Abstract

ABSTRACT Two unpublished shells of thalassochelydian turtles from Tithonian (Late Jurassic) outcrops of the Lusitanian Basin (west central Portugal) are studied here. They are recognised as attributable to the plesiochelyid littoral genus Plesiochelys. They show characters unknown for the so far available Portuguese record of Plesiochelys, exclusively based on a partial shell, also from the Tithonian. The comparison between all these specimens and the only remains of Plesiochelys from the Spanish Tithonian record allow us to recognise several differences, compatible with the intraspecific variability reported for the genus.

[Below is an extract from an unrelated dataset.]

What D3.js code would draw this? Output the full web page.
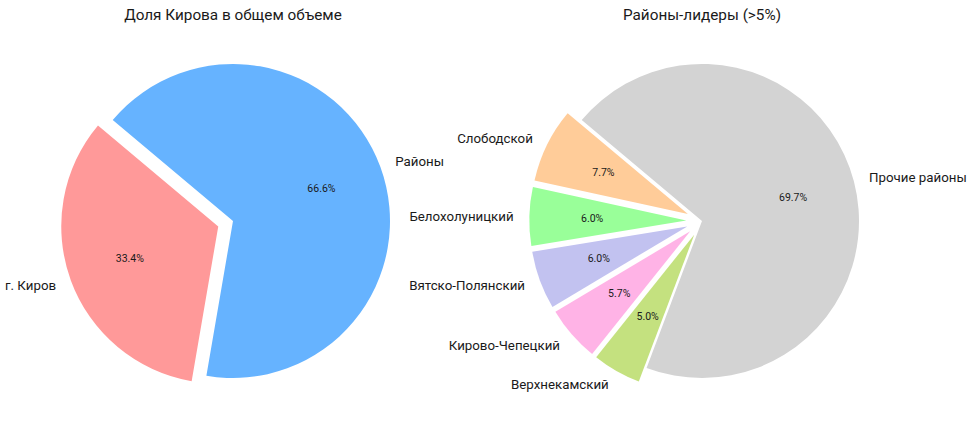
<!DOCTYPE html>
<html>
<head>
<meta charset="utf-8">
<script src="https://cdn.jsdelivr.net/npm/d3@7"></script>
<style>
  body { margin: 0; background: #fff; }
  svg text { font-family: Roboto, "Open Sans", sans-serif; fill: #1a1a1a; }
</style>
</head>
<body>
<svg id="chart" width="975" height="425"></svg>
<script>
// left pie: Kirov vs districts
var leftLabels = ["г. Киров", "Районы"];
var leftValues = [33.4, 66.6];
var leftColors = ["#ff9999", "#66b3ff"];
var leftExplode = [0.1, 0];

// right pie: leading districts
var rightLabels = ["Слободской", "Белохолуницкий", "Вятско-Полянский", "Кирово-Чепецкий", "Верхнекамский", "Прочие районы"];
var rightValues = [7.7, 6.0, 6.0, 5.7, 5.0, 69.7];
var rightColors = ["#ffcc99", "#99ff99", "#c2c2f0", "#ffb3e6", "#c4e17f", "#d3d3d3"];
var rightExplode = [0.1, 0.1, 0.1, 0.1, 0.1, 0];

var svg = d3.select("#chart");
var R = 157;

//***************************************************************************
// one pie, drawn matplotlib style (startangle 140, counterclockwise)

function drawPie(cx, cy, title, labels, values, colors, explode) {

	var g = svg.append("g").attr("transform", "translate(" + cx + "," + cy + ")");

	var start = Math.PI / 2 - 140 * Math.PI / 180;
	var pie = d3.pie()
		.sort(null)
		.startAngle(start)
		.endAngle(start - 2 * Math.PI);

	var arcs = pie(values);
	var arc = d3.arc().innerRadius(0).outerRadius(R);

	arcs.forEach(function(d, i) {
		var m = (d.startAngle + d.endAngle) / 2;
		var ex = explode[i] * R;
		var ox = ex * Math.sin(m), oy = -ex * Math.cos(m);

		g.append("path")
			.attr("d", arc(d))
			.attr("transform", "translate(" + ox + "," + oy + ")")
			.attr("fill", colors[i]);

		var lx = ox + 1.1 * R * Math.sin(m);
		var ly = oy - 1.1 * R * Math.cos(m);
		g.append("text")
			.attr("x", lx)
			.attr("y", ly)
			.attr("dy", "0.35em")
			.attr("text-anchor", lx < 0 ? "end" : "start")
			.style("font-size", "13.3px")
			.text(labels[i]);

		g.append("text")
			.attr("x", ox + 0.6 * R * Math.sin(m))
			.attr("y", oy - 0.6 * R * Math.cos(m))
			.attr("dy", "0.35em")
			.attr("text-anchor", "middle")
			.style("font-size", "10.5px")
			.text(d3.format(".1f")(values[i]) + "%");
	});

	svg.append("text")
		.attr("x", cx)
		.attr("y", 15)
		.attr("dy", "0.35em")
		.attr("text-anchor", "middle")
		.style("font-size", "15.3px")
		.text(title);
}

drawPie(233, 221, "Доля Кирова в общем объеме", leftLabels, leftValues, leftColors, leftExplode);
drawPie(702, 221, "Районы-лидеры (>5%)", rightLabels, rightValues, rightColors, rightExplode);
</script>
</body>
</html>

One of the oldest references to Thalassochelydia for the global record corresponds to that of the enigmatic taxon ‘Hispaniachelys prebetica’, from the Oxfordian of Jaén (Spain), hitherto recognised as a nomen dubium. Its holotype is identified here as belonging to the oldest member of Plesiochelys, the new combination Plesiochelys prebetica being proposed. Thus, the presence of at least two forms of Plesiochelys is recognised for the Iberian record, one of them corresponding to the only one identified at levels older than the middle Kimmeridgian, and the other being younger than the two species of which the shell was known (i.e. Plesiochelys etalloni and Plesiochelys bigleri).